A Terrorist Uses Snake Venom to Kill Dozens
The year is 2029. A terrorist breeds black mambas and milks their venom and uses it as a deadly weapon. He loads it in horsefly looking robots which bite people during summer.
Before he loads the venom, he processes it, and it becomes 30 times more potent than usual. He sends an army of 205 horseflies during an unusually warm summer to exterminate and rake havoc.
The horsefly robots look like the indigenous insects, but they are quieter in fright with a painless sting. The horseflies are intelligent and can distinguish between friend and foe. They can stealthily enter into people's homes and deliver snake venom to unsuspecting family members.
They wait when people are asleep and deliver their deadly sting, killing people in their sleep. In one boarding school, ten robots kill fifty children in one night. They then invade a hospital and kill countless patients and doctors.

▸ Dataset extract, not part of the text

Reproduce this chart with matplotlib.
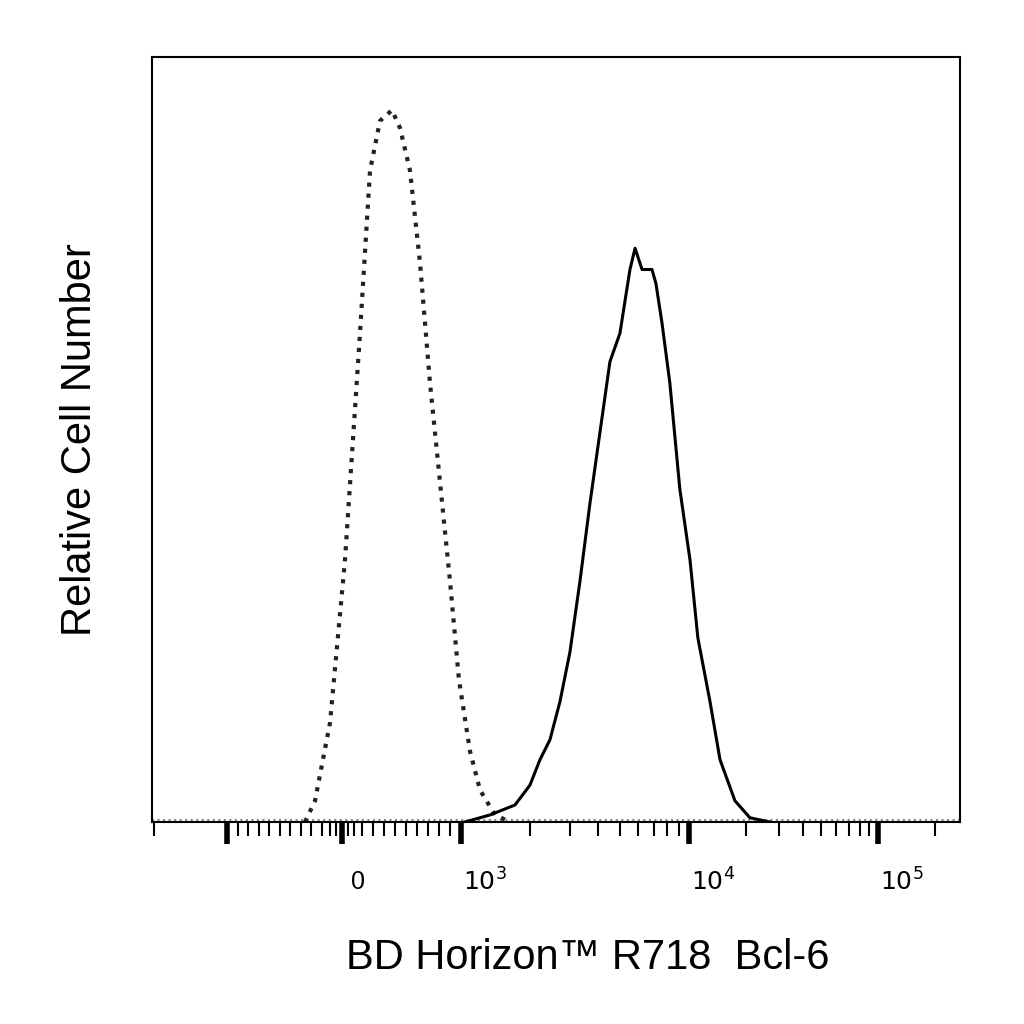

They hide during the day under beds, chairs, and desks and repeat their mission at night fall until they have emptied their toxic load. They fly back to the terrorist to recharge and refill and proceed to another hospital or school.
Tests show that people are dying of snake venom, but there are no snakes. Another perplexing phenomenon is the speed at which people die. Snake venom can kill a person within 12-48 hours depending on the amount of poison injected. However, with the robots, people die within a few hours of being bitten.
A deadly fear descends and spreads over all people. The doctors suspect a virus or a new disease that they don't understand. During the confusion, a doctor picks up a horsefly that has fallen on the floor after its battery malfunctions.
On examination, he concludes that it is not a normal horsefly, but a robot. When he tests the contents, it is snake venom in a refrigerated chamber. He alerts the authorities and investigations trace the horsefly robots to a terrorist network.
Police arrests the terrorists. The death toll from the attack is 61. The authorities declare three days of mourning for the dead. The local mayor warns about “the dangers of unregulated advances in artificial intelligence.”